Everything You Should Know About the Mark Cuban Trial
Mark Cuban, billionaire investor, owner of NBA team the Dallas Mavericks and cast member of ABC’s Shark Tank, is currently on trial for what the SEC alleges was insider trading.
Cuban owned 600,000 shares in a small Canadian internet company, Mamma.com. (The company purchased Copernic Technologies in 2005 and took its name in 2007.)
Then CEO Guy Faure called Cuban in 2004 to tell him of an upcoming secondary offering that would reduce the value of Cuban’s shares by roughly $750,000.
The SEC alleges that Cuban verbally agreed not to talk about or act on this information until it went public, but Cuban denies this claim. Faure said he believed Cuban wouldn’t trade on the news but Cuban argued that he sold his position for other reasons that had nothing to do with the upcoming secondary offering.
Those reasons involved Mamma.com’s association with Irving Kott. Kott, who died in 2009 at the age of 78, was convicted of two felony charges in 2004. Prior to his conviction, he held the reputation of engaging in unethical and illegal investment practices.
Mamma.com, whose stock jumped to $15.68 from $4.10 over two trading days, was the subject of an SEC investigation. The company disclosed that the U.S. regulator was investigating why the company’s stock was up nearly 400 percent in such a small amount of time along with “a certain individual” on suspicion of manipulation. That person was believed to be Kott.
Cuban’s lawyers argued that when he learned of Kott’s involvement, he sold his stake in Mamma. His lawyers offered as evidence emails from Cuban to company officials detailing his concern over Kott’s involvement.
"We're not saying he fabricated his concern about Kott," SEC lawyer Jan Folena said in court. "We're saying his concerns about Kott are not the reason he sold his stock. There's a difference."
Despite Cuban’s two days of testimony, neither side has a slam-dunk case. Those familiar with the trial believe that the case will likely come down the jury’s opinion of Cuban. Is he the typical cocky billionaire or is he the victim of SEC bullying as he alleges?
The original case was dismissed in 2009, but an appeals court ordered it returned to the lower court. Others say that the reason this is a civil trial instead of a criminal proceeding is due to the SEC’s lack of solid evidence.

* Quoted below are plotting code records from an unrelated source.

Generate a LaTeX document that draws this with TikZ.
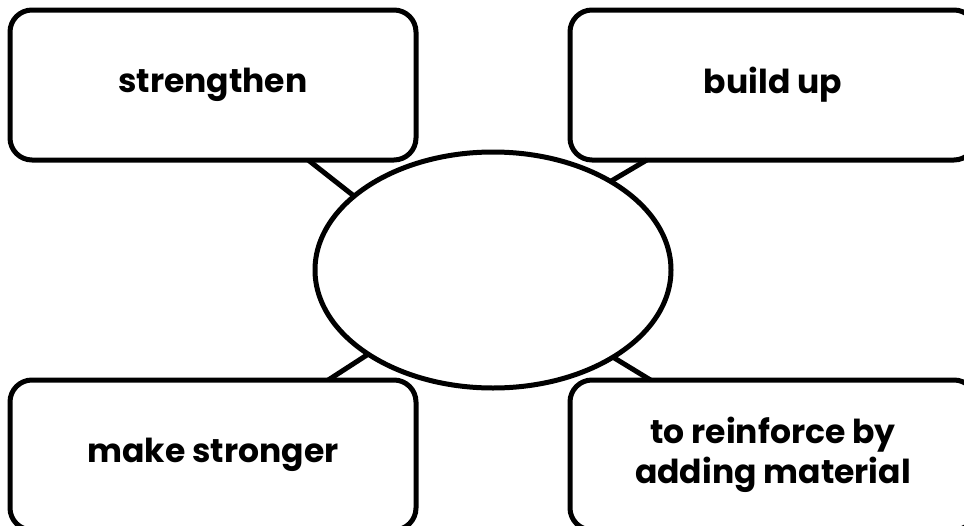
\documentclass[tikz,border=0pt]{standalone}
\usepackage{fontspec}
\setmainfont{Poppins}
\usetikzlibrary{
    positioning,
    calc,
    shapes.geometric
}
\tikzset{
  wordbox/.style = {draw, line width=5pt, rounded corners=22pt,
                    minimum width=406pt, minimum height=150pt, outer sep=0pt,
                    align=center, font=\fontsize{33}{40}\selectfont\bfseries},
  hub/.style     = {draw, ellipse, line width=5pt, outer sep=0pt,
                    minimum width=356pt, minimum height=236pt},
  link/.style    = {line width=5pt}
}

\begin{document}
\begin{tikzpicture}
  \useasboundingbox (0,0) rectangle (964pt,-525pt);

  \node[wordbox] (tl) at (213pt,-85pt) {strengthen};
  \node[wordbox, right=154pt of tl] (tr) {build up};
  \node[wordbox, below=220pt of tl] (bl) {make stronger};
  \node[wordbox, below=220pt of tr] (br) {to reinforce by\\adding material};

  \node[hub] (ell) at ($(tl)!0.5!(br)$) {};

  \draw[link] (ell.152) -- (tl);
  \draw[link] (ell.37) -- (tr);
  \draw[link] (ell.214) -- (bl);
  \draw[link] (ell.324) -- (br);
\end{tikzpicture}
\end{document}
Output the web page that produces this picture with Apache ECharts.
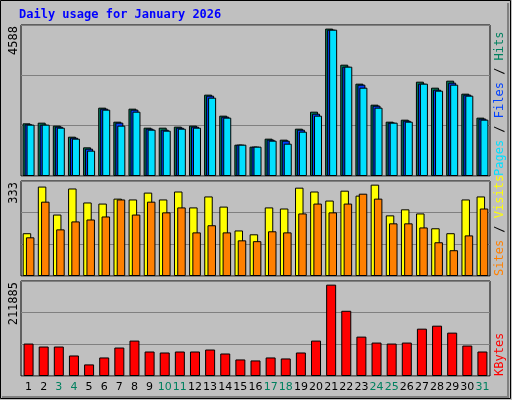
<!DOCTYPE html>
<html><head><meta charset="utf-8">
<script src="https://cdn.jsdelivr.net/npm/echarts@6/dist/echarts.min.js"></script>
<style>html,body{margin:0;padding:0;background:#C0C0C0}#c{width:512px;height:400px}</style>
</head><body><div id="c"></div>
<script>
const days = ['1','2','3','4','5','6','7','8','9','10','11','12','13','14','15','16','17','18','19','20','21','22','23','24','25','26','27','28','29','30','31'];
const weekend = ['3','4','10','11','17','18','24','25','31'];
const hits = [1639,1660,1567,1224,892,2127,1691,2096,1504,1504,1536,1567,2532,1878,975,913,1162,1131,1473,2002,4588,3465,2874,2220,1691,1753,2936,2749,2967,2563,1816];
const files = [1608,1598,1536,1193,851,2096,1660,2065,1473,1442,1504,1536,2500,1847,975,913,1131,1100,1442,1940,4555,3403,2843,2189,1660,1722,2874,2687,2905,2532,1785];
const pages = [1598,1598,1504,1162,789,2065,1567,2002,1442,1411,1473,1504,2438,1816,975,913,1100,1006,1380,1878,4555,3403,2749,2127,1660,1691,2874,2656,2843,2500,1753];
const sites = [156,326,224,319,268,264,282,279,304,279,308,250,290,253,166,152,250,246,322,308,275,311,293,333,221,243,228,174,156,279,290];
const visits = [141,271,170,199,206,217,279,224,271,232,250,159,185,159,130,127,163,159,228,264,232,264,300,282,192,192,177,123,94,148,246];
const kbytes = [75235,68325,68325,47597,26870,42991,66022,82144,56810,54507,56810,56810,61416,52204,38385,36082,42991,40688,54507,82144,211885,151237,91356,77538,75235,77538,109781,116690,100569,70628,56810];
const maxLabels = ['4588','333','211885'];

const chart = echarts.init(document.getElementById('c'));
const grids = [
  {left:21, top:25, width:469, height:151},
  {left:21, top:181, width:469, height:95},
  {left:21, top:281, width:469, height:95}
];
const maxes = [4700, 346.3, 220330];
const bs = {borderColor:'#000', borderWidth:1};
function xa(i, show){return {type:'category', gridIndex:i, data:days, axisLine:{show:false}, axisTick:{show:false},
  axisLabel:{show:show, margin:6, fontFamily:'DejaVu Sans', fontSize:11, interval:0,
    formatter:function(v){return weekend.indexOf(v)>=0?'{w|'+v+'}':'{n|'+v+'}';},
    rich:{n:{color:'#000',fontFamily:'DejaVu Sans',fontSize:11},w:{color:'#00805F',fontFamily:'DejaVu Sans',fontSize:11}}}};}
function ya(i){return {type:'value', gridIndex:i, min:0, max:maxes[i], interval:maxes[i]/3, axisLabel:{show:false}, axisLine:{show:false}, axisTick:{show:false},
  splitLine:{show:true, lineStyle:{color:'#808080', width:1}}};}
function rot(x,y,rich,text,align){return {type:'text', x:x, y:y, rotation:Math.PI/2, style:{text:text, rich:rich, align:align, verticalAlign:'middle', font:'12px DejaVu Sans Mono', fill:'#000'}};}
chart.setOption({
  animation:false,
  backgroundColor:'#C0C0C0',
  grid: grids.map(g=>Object.assign({show:true, backgroundColor:'#C0C0C0', borderColor:'#000', borderWidth:1, containLabel:false}, g)),
  xAxis:[xa(0,false), xa(1,false), xa(2,true)],
  yAxis:[ya(0), ya(1), ya(2)],
  series:[
    {type:'bar', name:'Hits', xAxisIndex:0, yAxisIndex:0, data:hits, barWidth:8, barGap:'-75%', itemStyle:Object.assign({color:'#00805F'},bs)},
    {type:'bar', name:'Files', xAxisIndex:0, yAxisIndex:0, data:files, barWidth:8, barGap:'-75%', itemStyle:Object.assign({color:'#0040FF'},bs)},
    {type:'bar', name:'Pages', xAxisIndex:0, yAxisIndex:0, data:pages, barWidth:8, barGap:'-75%', itemStyle:Object.assign({color:'#00E0FF'},bs)},
    {type:'bar', name:'Sites', xAxisIndex:1, yAxisIndex:1, data:sites, barWidth:8.5, barGap:'-62%', itemStyle:Object.assign({color:'#FFFF00'},bs)},
    {type:'bar', name:'Visits', xAxisIndex:1, yAxisIndex:1, data:visits, barWidth:8.5, barGap:'-62%', itemStyle:Object.assign({color:'#FF8000'},bs)},
    {type:'bar', name:'KBytes', xAxisIndex:2, yAxisIndex:2, data:kbytes, barWidth:10, itemStyle:Object.assign({color:'#FF0000'},bs)}
  ],
  graphic:[
    {type:'rect', shape:{x:0.5,y:0.5,width:510,height:398}, style:{fill:null, stroke:'#000', lineWidth:1}},
    {type:'polyline', shape:{points:[[2,397],[508,397],[508,3]]}, style:{stroke:'#808080', lineWidth:2, fill:null}},
    {type:'text', x:19, y:15, style:{text:'Daily usage for January 2026', font:'bold 12px DejaVu Sans Mono', fill:'#0000FF', verticalAlign:'middle'}},
    rot(14, 26, null, maxLabels[0], 'right'),
    rot(14, 182, null, maxLabels[1], 'right'),
    rot(14, 282, null, maxLabels[2], 'right'),
    {type:'text', x:500, y:176, rotation:Math.PI/2, style:{text:'{p|Pages} / {f|Files} / {h|Hits}', align:'left', verticalAlign:'middle', font:'12px DejaVu Sans Mono', fill:'#000',
      rich:{p:{fill:'#00E0FF',font:'12px DejaVu Sans Mono'},f:{fill:'#0040FF',font:'12px DejaVu Sans Mono'},h:{fill:'#00805F',font:'12px DejaVu Sans Mono'}}}},
    {type:'text', x:500, y:276, rotation:Math.PI/2, style:{text:'{s|Sites} / {v|Visits}', align:'left', verticalAlign:'middle', font:'12px DejaVu Sans Mono', fill:'#000',
      rich:{s:{fill:'#FF8000',font:'12px DejaVu Sans Mono'},v:{fill:'#FFFF00',font:'12px DejaVu Sans Mono'}}}},
    {type:'text', x:500, y:376, rotation:Math.PI/2, style:{text:'KBytes', align:'left', verticalAlign:'middle', font:'12px DejaVu Sans Mono', fill:'#FF0000'}}
  ]
});
</script></body></html>
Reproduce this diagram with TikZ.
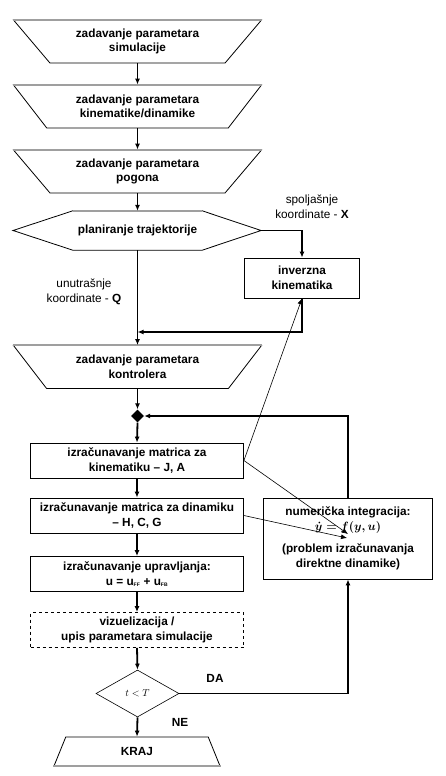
\documentclass[tikz,border=0pt]{standalone}
\usepackage{fontspec}
\setmainfont{Liberation Sans}
\usetikzlibrary{shapes.geometric,arrows.meta,calc}
\begin{document}
\begin{tikzpicture}[x=1pt,y=-1pt,
  font=\fontsize{11.8}{14.5}\selectfont\bfseries,
  flow/.style={line width=1.8pt,-{Latex[length=6pt,width=5pt]}},
  thinarrow/.style={line width=0.6pt,-{Latex[length=6pt,width=5pt]}},
  box/.style={draw,line width=0.8pt,rectangle,minimum width=213pt,minimum height=35pt,align=center,inner sep=0pt},
  trap/.style={trapezium,draw,line width=0.8pt,trapezium left angle=145,trapezium right angle=145,trapezium stretches body,minimum width=248pt,minimum height=43pt,align=center,inner sep=0pt},
  topedge/.style={draw=gray!75,line width=2pt},
  lbl/.style={font=\fontsize{11.8}{14.5}\selectfont\mdseries,align=center},
]
\useasboundingbox[fill=white] (0,0) rectangle (446,776);

% trapezoids
\node[trap] (t1) at (137.5,41.5) {zadavanje parametara\\simulacije};
\node[trap] (t2) at (137.5,106.5) {zadavanje parametara\\kinematike/dinamike};
\node[trap] (t3) at (137.5,171.5) {zadavanje parametara\\pogona};
\foreach \t in {t1,t2,t3} \draw[topedge] (\t.top left corner) -- (\t.top right corner);

% hexagon
\node[minimum width=129pt,minimum height=39pt,inner sep=0pt] (plan) at (137.5,230.5) {planiranje trajektorije};
\coordinate (planW) at (13,230.5);
\coordinate (planE) at (261,230.5);
\draw[line width=0.8pt] (planW) -- (plan.north west) -- (plan.north east) -- (planE) -- (plan.south east) -- (plan.south west) -- cycle;
\draw[topedge] (plan.north west) -- (plan.north east);

% inverse kinematics
\node[draw,line width=0.8pt,minimum width=115pt,minimum height=40pt,align=center,inner sep=0pt] (ik) at (302,278) {inverzna\\kinematika};

\node[lbl] (lx) at (312,207) {spoljašnje\\koordinate - \textbf{X}};
\node[lbl] (lq) at (84,292) {unutrašnje\\koordinate - \textbf{Q}};

\node[trap] (t4) at (137.5,367) {zadavanje parametara\\kontrolera};
\draw[topedge] (t4.top left corner) -- (t4.top right corner);

% junction
\node[diamond,fill=black,inner sep=0pt,minimum size=13pt] (jn) at (137.5,416) {};

% boxes
\node[box] (k1) at (137,460.5) {izračunavanje matrica za\\kinematiku – J, A};
\node[box] (k2) at (137,515.5) {izračunavanje matrica za dinamiku\\– H, C, G};
\node[box] (k3) at (137,574) {izračunavanje upravljanja:\\u = u{\fontsize{7}{8}\selectfont\textsubscript{FF}} + u{\fontsize{7}{8}\selectfont\textsubscript{FB}}};
\node[box,dashed] (vz) at (137,630) {vizuelizacija /\\upis parametara simulacije};

\node[draw,line width=0.8pt,minimum width=169pt,minimum height=81pt,align=center,inner sep=0pt] (num) at (348,538.5)
  {numerička integracija:\\{\boldmath$\dot{y}=f(y,u)$}\\[8pt](problem izračunavanja\\direktne dinamike)};

% decision
\node[diamond,draw,line width=0.6pt,aspect=1.77,minimum width=83pt,minimum height=47pt,inner sep=0pt,font=\mdseries] (dec) at (137.5,693.5) {$t<T$};
\node (da) at (215,678) {DA};
\node (ne) at (180,722) {NE};

% end
\node[trapezium,draw,line width=0.8pt,trapezium left angle=35,trapezium right angle=35,trapezium stretches body,minimum width=166pt,minimum height=29pt,inner sep=0pt] (kraj) at (137,751.5) {KRAJ};
\draw[topedge] (kraj.bottom left corner) -- (kraj.bottom right corner);

% coordinates
\coordinate (m1) at (137.5,332);
\coordinate (p1) at (348,534);
\coordinate (p2) at (347,538);

% main flow
\draw[flow] (t1.bottom side) -- (t2.top side);
\draw[flow] (t2.bottom side) -- (t3.top side);
\draw[flow] (t3.bottom side) -- (plan.north);
\draw[flow] (plan.south) -- (t4.top side);
\draw[flow] (planE) -| (ik.north);
\draw[flow] (ik.south) |- (m1);
\draw[flow] (t4.bottom side) -- (jn.north);
\draw[flow] (jn.south) -- (k1.north);
\draw[flow] (k1.south) -- (k2.north);
\draw[flow] (k2.south) -- (k3.north);
\draw[flow] (k3.south) -- (vz.north);
\draw[flow] (vz.south) -- (dec.north);
\draw[flow] (dec.south) -- (kraj.top side);
\draw[flow] (dec.east) -| (num.south);
\draw[flow] (num.north) |- (jn.east);

% thin arrows
\draw[thinarrow] (k1.east) -- (ik.south);
\draw[thinarrow] (k1.east) -- (p1);
\draw[thinarrow] (k2.east) -- (p2);
\end{tikzpicture}
\end{document}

Adding to what Cuban says is the SEC’s bullying, he says he only learned that he was being sued when he turned on CNBC and found himself to be the headline.
With Cuban’s net worth somewhere around $2.5 billion, a loss that would likely mean a $3 million fine--everybody else’s version of a traffic ticket but for Cuban, it’s the principle. He’s never been a fan of the SEC and this trial gives him a platform to tell everybody.